11,600 TPS holders in U.S. working across health care occupations combating virus; 131,300 in essential industries
In a new article for the Miami Herald, reporter Jacqueline Charles covers the experiences of Temporary Protected Status (TPS) holders working on the frontlines of the unprecedented Coronavirus pandemic while also fighting to stay with their families here in the U.S. The Trump administration is continuing their attempt to terminate hundreds of thousands of TPS holders’ immigration status and separate more families, despite their heroic efforts to keep American communities safe.
Charles’ reporting is excerpted below and available in full here.
As thousands of Central American and Haitian immigrants with temporary status in the United States continue to face the threat of deportation amid the coronavirus pandemic, immigration advocates are pressing the Trump administration to automatically extend work authorizations and to support legislation giving them a pathway to citizenship.
There are over 300,000 people currently benefiting from Temporary Protected Status, or TPS, advocates say.
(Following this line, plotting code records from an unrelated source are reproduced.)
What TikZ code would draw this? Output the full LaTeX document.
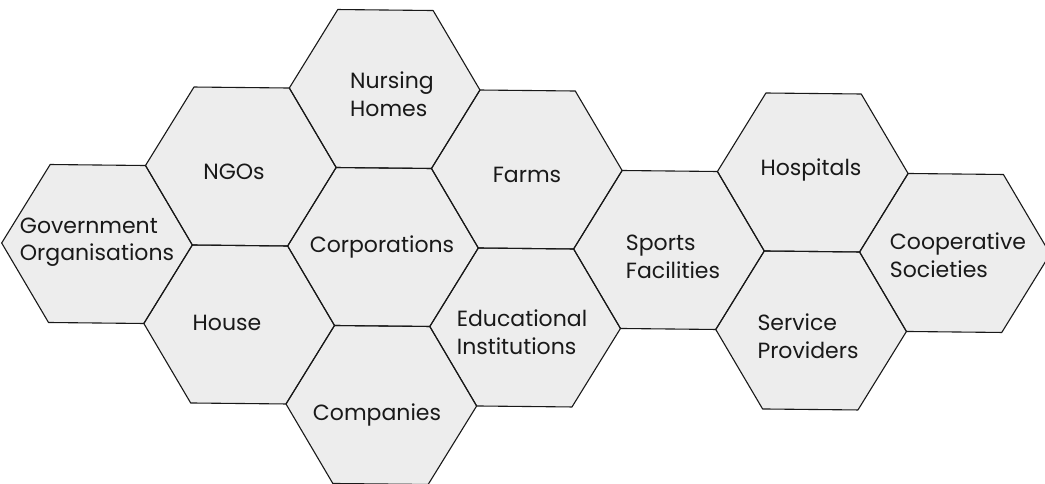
\documentclass[tikz,border=0pt]{standalone}
\usepackage{fontspec}
\setmainfont{Poppins}
\usepackage{tikz}

\tikzset{
  hexfill/.style={fill=black!7, draw=none},
  hexline/.style={draw=black!90, line width=1.1pt, line join=round},
  hexlabel/.style={align=left, inner sep=0pt, text=black!90,
    font=\fontsize{22}{27.5}\selectfont},
}

\begin{document}
\begin{tikzpicture}[x=1pt, y=-1pt]
\useasboundingbox (0,0) rectangle (1045,484);

% cells: column / half row
\def\cells{0/0, 1/-1, 1/1, 2/-2, 2/0, 2/2, 3/-1, 3/1, 4/0, 5/-1, 5/1, 6/0}

\begin{scope}[rotate around={-0.6:(97,244)}]
\foreach \i/\j in \cells
  \path[hexfill] (97+143*\i,244+79*\j) ++(-95.33,0) -- ++(47.67,-79)
    -- ++(95.33,0) -- ++(47.67,79) -- ++(-47.67,79) -- ++(-95.33,0) -- cycle;
\foreach \i/\j in \cells
  \path[hexline] (97+143*\i,244+79*\j) ++(-95.33,0) -- ++(47.67,-79)
    -- ++(95.33,0) -- ++(47.67,79) -- ++(-47.67,79) -- ++(-95.33,0) -- cycle;
\end{scope}

\node[hexlabel] (gov)     at (97,242)  {Government\\Organisations};
\node[hexlabel] (ngos)    at (234,172) {NGOs};
\node[hexlabel] (house)   at (227,323) {House};
\node[hexlabel] (nursing) at (392,94)  {Nursing\\Homes};
\node[hexlabel] (corp)    at (382,247) {Corporations};
\node[hexlabel] (comp)    at (377,415) {Companies};
\node[hexlabel] (farms)   at (527,175) {Farms};
\node[hexlabel] (edu)     at (522,332) {Educational\\Institutions};
\node[hexlabel] (sports)  at (673,257) {Sports\\Facilities};
\node[hexlabel] (hosp)    at (811,170) {Hospitals};
\node[hexlabel] (serv)    at (808,336) {Service\\Providers};
\node[hexlabel] (coop)    at (958,255) {Cooperative\\Societies};
\end{tikzpicture}
\end{document}
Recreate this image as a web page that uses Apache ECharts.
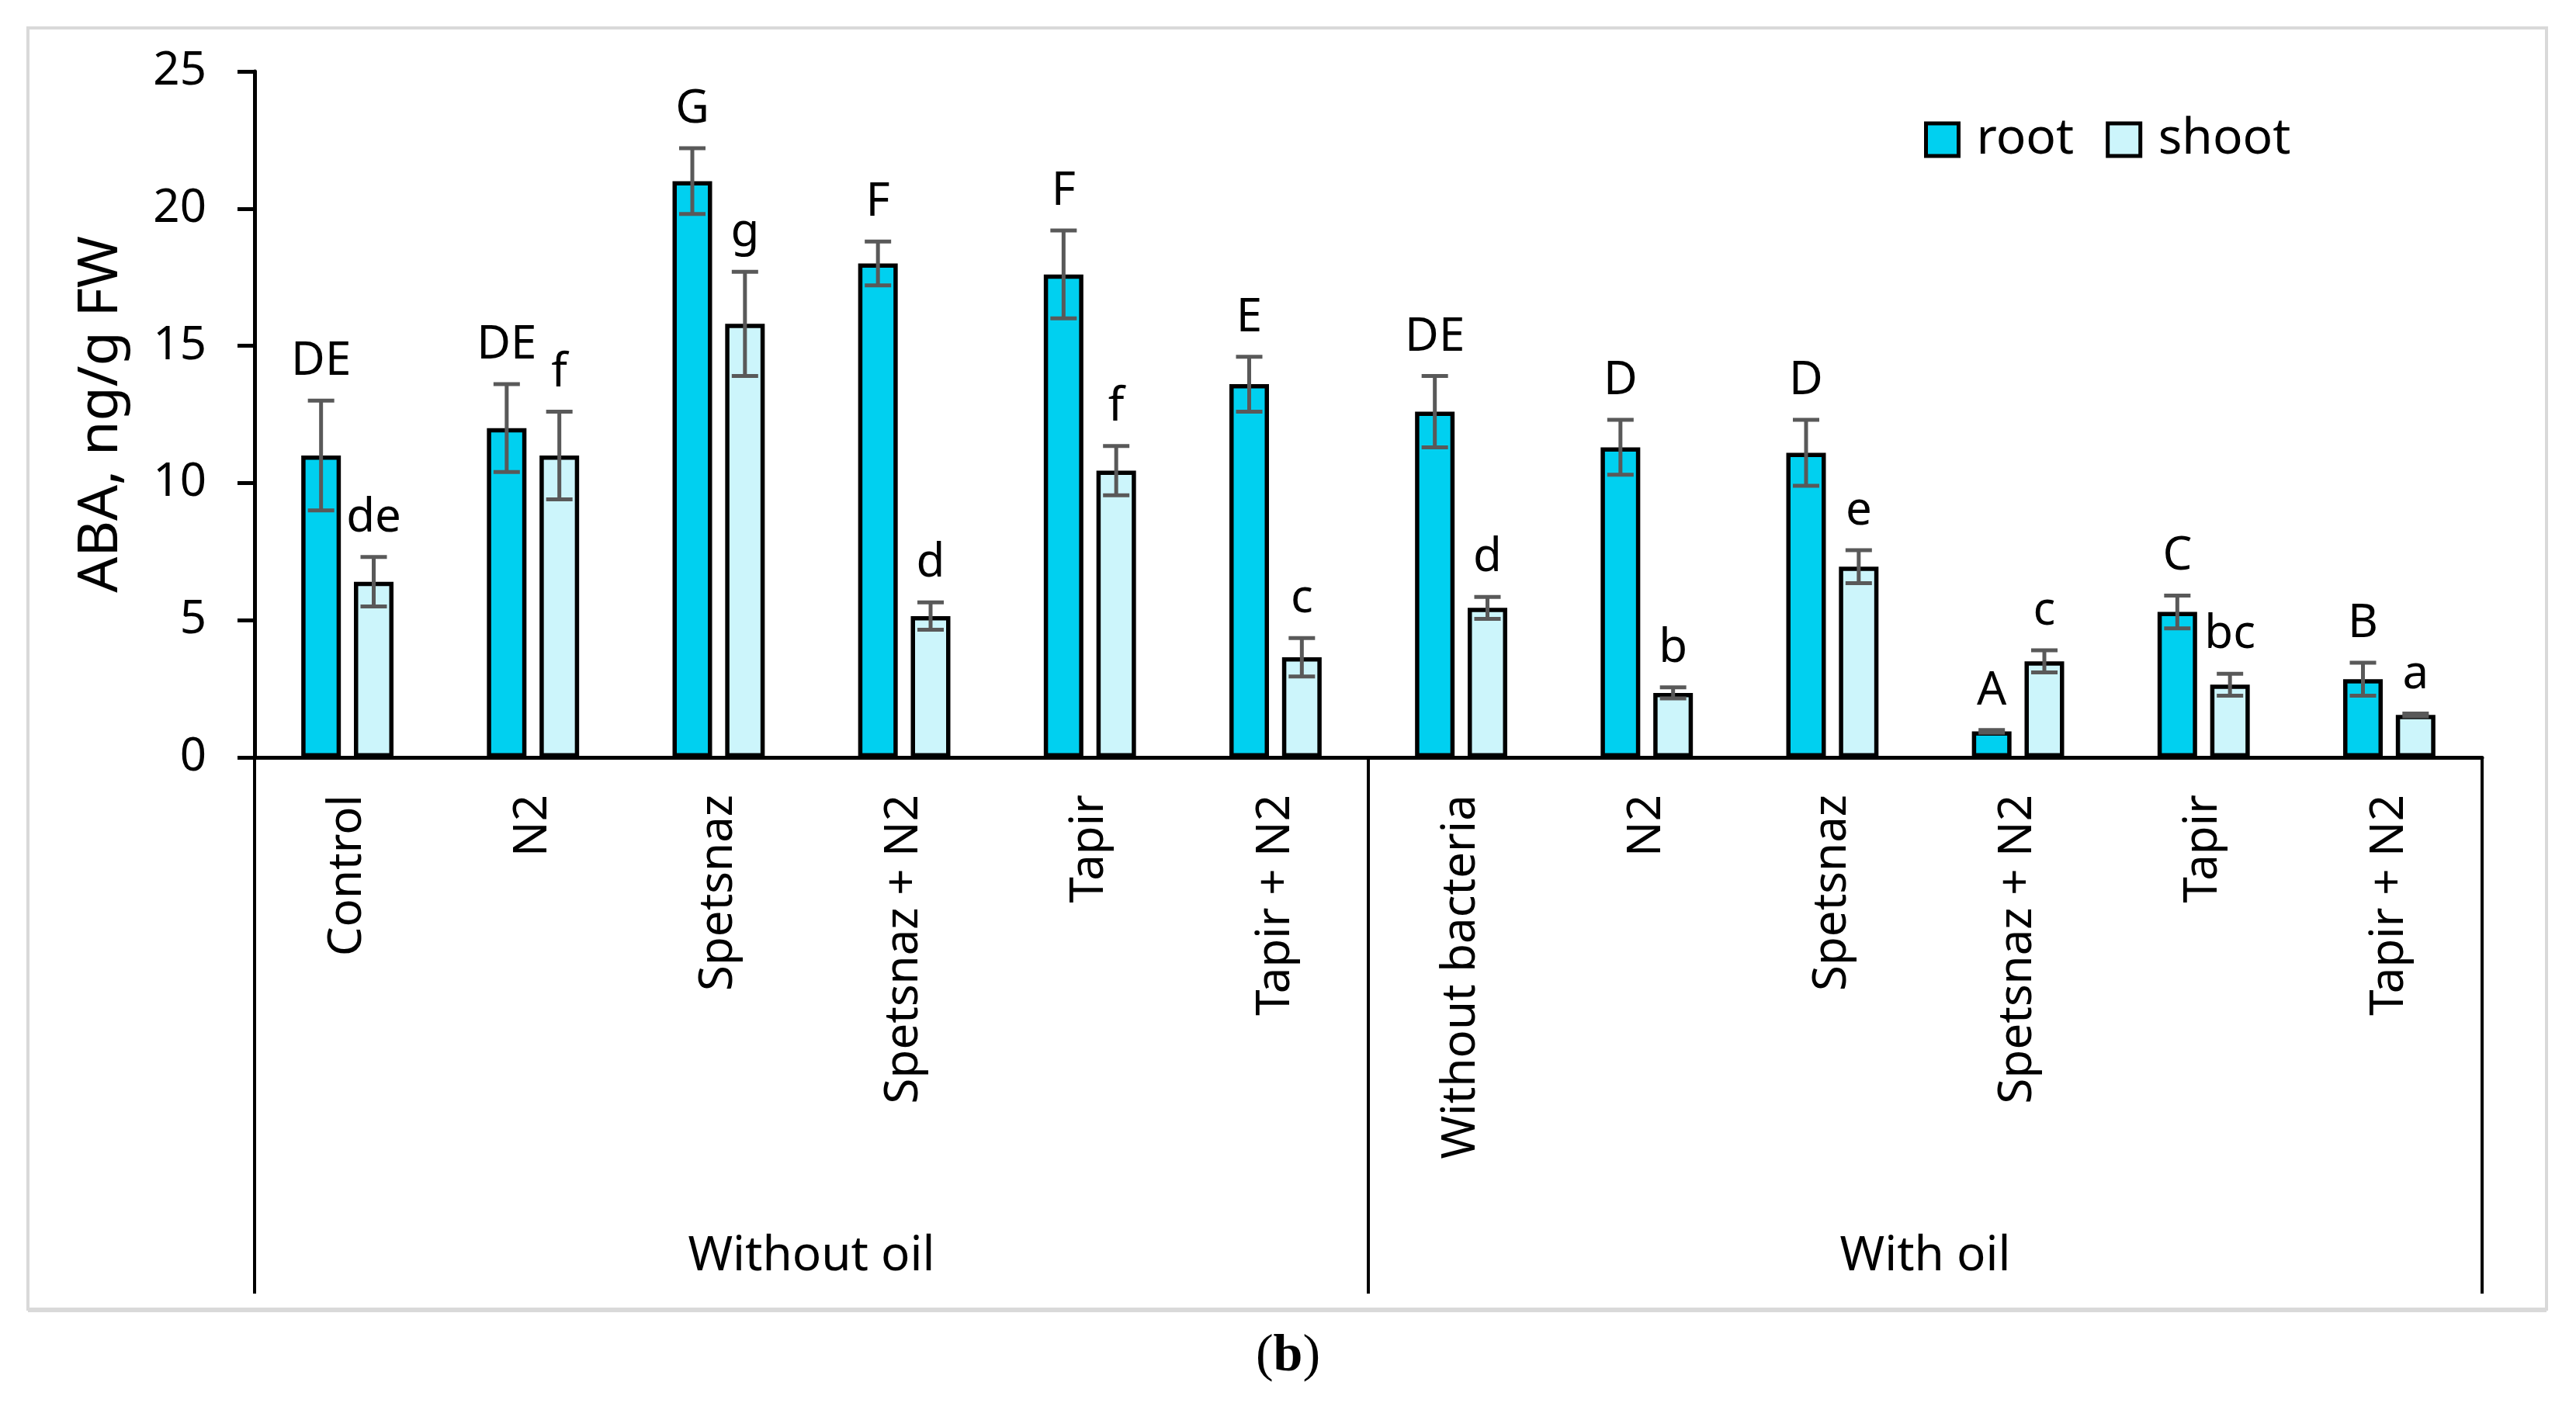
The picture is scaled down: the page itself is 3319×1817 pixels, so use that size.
<!DOCTYPE html>
<html><head><meta charset="utf-8">
<script src="https://cdn.jsdelivr.net/npm/echarts@6.0.0/dist/echarts.min.js"></script>
<style>html,body{margin:0;padding:0;background:#fff}#c{width:3319px;height:1817px}</style>
</head><body><div id="c"></div>
<script>
// ---- data ----
const categories = ['Control','N2','Spetsnaz','Spetsnaz + N2','Tapir','Tapir + N2','Without bacteria','N2','Spetsnaz','Spetsnaz + N2','Tapir','Tapir + N2'];
const groups = ['Without oil','With oil'];
const rootMean  = [11.0, 12.0, 21.0, 18.0, 17.6, 13.6, 12.6, 11.3, 11.1, 0.95, 5.3, 2.85];
const rootErr   = [2.0, 1.6, 1.2, 0.8, 1.6, 1.0, 1.3, 1.0, 1.2, 0.05, 0.6, 0.6];
const shootMean = [6.4, 11.0, 15.8, 5.15, 10.45, 3.65, 5.45, 2.35, 6.95, 3.5, 2.65, 1.55];
const shootErr  = [0.9, 1.6, 1.9, 0.5, 0.9, 0.7, 0.4, 0.2, 0.6, 0.4, 0.4, 0.05];
const rootLetters  = ['DE','DE','G','F','F','E','DE','D','D','A','C','B'];
const shootLetters = ['de','f','g','d','f','c','d','b','e','c','bc','a'];
const yTicks = {min: 0, max: 25, interval: 5};

const FONT = 'Noto Sans';
const BAR_W = 51, BAR_GAP = 0.33;
const BAR_OFF = BAR_W * (1 + BAR_GAP) / 2;

function errData(mean, err){ return mean.map((m,i)=>[i, m - err[i], m + err[i]]); }

function makeRender(sign, letters){
  return function(params, api){
    const i = api.value(0), lo = api.value(1), hi = api.value(2);
    const x = api.coord([i, 0])[0] + sign * BAR_OFF;
    const yLo = api.coord([i, lo])[1], yHi = api.coord([i, hi])[1];
    const ls = {stroke:'#595959', lineWidth:5};
    return {type:'group', children:[
      {type:'line', shape:{x1:x,y1:yLo,x2:x,y2:yHi}, style:ls},
      {type:'line', shape:{x1:x-17,y1:yHi,x2:x+17,y2:yHi}, style:ls},
      {type:'line', shape:{x1:x-17,y1:yLo,x2:x+17,y2:yLo}, style:ls},
      {type:'text', x:x, y:yHi-20, style:{text:letters[i], align:'center', verticalAlign:'bottom', fontSize:60, fontFamily:FONT, fill:'#000'}}
    ]};
  };
}

const chart = echarts.init(document.getElementById('c'), null, {renderer:'canvas'});
chart.setOption({
  backgroundColor:'#fff',
  animation:false,
  textStyle:{fontFamily:FONT},
  grid:{left:328, right:121, top:92, bottom:841, containLabel:false, outerBoundsMode:'none'},
  legend:{
    data:['root','shoot'], left:2474, top:143, itemWidth:42, itemHeight:42, itemGap:41,
    icon:'rect',
    itemStyle:{borderColor:'#000', borderWidth:5},
    textStyle:{fontSize:64, fontFamily:FONT, color:'#000', padding:[0,0,0,18]}
  },
  xAxis:[
    {type:'category', data:categories, position:'bottom',
     axisLine:{show:true, onZero:false, lineStyle:{color:'#000', width:5}},
     axisTick:{show:false},
     axisLabel:{interval:0, rotate:90, margin:48, fontSize:60, fontFamily:FONT, color:'#000'}},
    {type:'category', data:groups, position:'bottom',
     axisLine:{show:false, onZero:false},
     axisTick:{show:true, inside:false, length:691, lineStyle:{color:'#000', width:4}},
     axisLabel:{interval:0, margin:612, fontSize:62, fontFamily:FONT, color:'#000'}}
  ],
  yAxis:{type:'value', min:yTicks.min, max:yTicks.max, interval:yTicks.interval,
    name:'ABA, ng/g FW', nameLocation:'middle', nameGap:162, nameRotate:90,
    nameTextStyle:{fontSize:72, fontFamily:FONT, color:'#000'},
    splitLine:{show:false},
    axisLine:{show:true, lineStyle:{color:'#000', width:5}},
    axisTick:{show:true, length:22, lineStyle:{color:'#000', width:5}},
    axisLabel:{margin:62, fontSize:60, fontFamily:FONT, color:'#000'}},
  series:[
    {name:'root', type:'bar', data:rootMean, barWidth:BAR_W, barGap:(BAR_GAP*100)+'%',
     itemStyle:{color:'#00D0F0', borderColor:'#000', borderWidth:5.5}},
    {name:'shoot', type:'bar', data:shootMean, barWidth:BAR_W,
     itemStyle:{color:'#CCF5FB', borderColor:'#000', borderWidth:5.5}},
    {name:'rootErr', type:'custom', data:errData(rootMean, rootErr), renderItem:makeRender(-1, rootLetters), z:5},
    {name:'shootErr', type:'custom', data:errData(shootMean, shootErr), renderItem:makeRender(1, shootLetters), z:5}
  ],
  graphic:[
    {type:'rect', z:-10, shape:{x:36,y:36,width:3245,height:1651}, style:{fill:'none', stroke:'#d9d9d9', lineWidth:4}},
    {type:'line', z:-10, shape:{x1:36,y1:1688,x2:3281,y2:1688}, style:{stroke:'#d9d9d9', lineWidth:6}},
    {type:'text', left:'center', top:1714, style:{text:'{a|(}{b|b}{a|)}', rich:{
      a:{fontFamily:'Liberation Serif', fontSize:68, fill:'#000'},
      b:{fontFamily:'Liberation Serif', fontSize:68, fontWeight:'bold', fill:'#000'}}}}
  ]
});
</script></body></html>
Of that number, over 11,000 are working in healthcare, fighting on the front lines of the COVID-19 pandemic, said advocates, quoting a recent study by the Center for American Progress.
“TPS holders shouldn’t have to worry about being kicked out of their homes, especially while they are caring for our communities and putting their lives on the line,” said Pili Tobar, deputy director for America’s Voice, an immigration advocacy group.
Tobar and immigration experts with the Florida Immigrant Coalition and the Family Action Network Movement called on Republican senators Monday to support and pass the American Dream and Promise Act.
… “We need a real pathway to citizenship for all TPS beneficiaries,” said Paula Muñoz, campaign manager for Florida Immigrant Coalition. “We need the Senate and Congress to take leadership and search for a permanent solution such as the Promise Act…. Anything less would continue to throw TPS recipients in a cycle of waiting for expiration dates.”
While their work permits were renewed due to federal lawsuits opposing the Trump administration’s decision to terminate TPS status for six countries, including Haiti, El Salvador, Honduras and Nicaragua, beneficiaries of the program still live a life of uncertainty. In the case of Haitians, for example, their documents will expire on January 2, which Miami advocate Marleine Bastien said is right around the corner.
TPS families, she and others say, deserve better, especially considering that thousands are working in essential jobs during the crisis.
Among them is Rony Ponthieux, who has been in the U.S. for 21 years. A nurse since 2006, Ponthieux currently works at Jackson Memorial Hospital in a specialized unit for patients with COVID-19, the respiratory disease caused by the coronavirus.
“I put my life in danger. I put my life on the line to save American lives. All of my family is at risk because of me,” he said.
Ponthieux said the administration and members of Congress should think about fair treatment for TPS recipients by making their status permanent. “It’s not time to play games,” he said.
“We are in a war and the enemy is the virus and the soldiers are not the U.S. Army. They are the healthcare providers, and I can tell you that many, many TPS recipients are on the front lines,” said Ponthieux. “They are the soldiers fighting this virus… and I am one of them.”
… “It is too hard for them to be thinking about saving lives and taking care of their families and in addition to that, to have to think about this looming date of early next year where they will probably have to pack their bags,” she said. “How do you ask people to pack 30, 40 years of their lives in suitcases and bags?”
And while she supports any “piece of legislation that will provide relief,” Bastien gave a strong push for the Promise Act, which she said has yet to receive the support of the administration as well as most Senate Republicans, including Florida Senators Rick Scott and Marco Rubio, whom she believes can “take leadership” on the matter.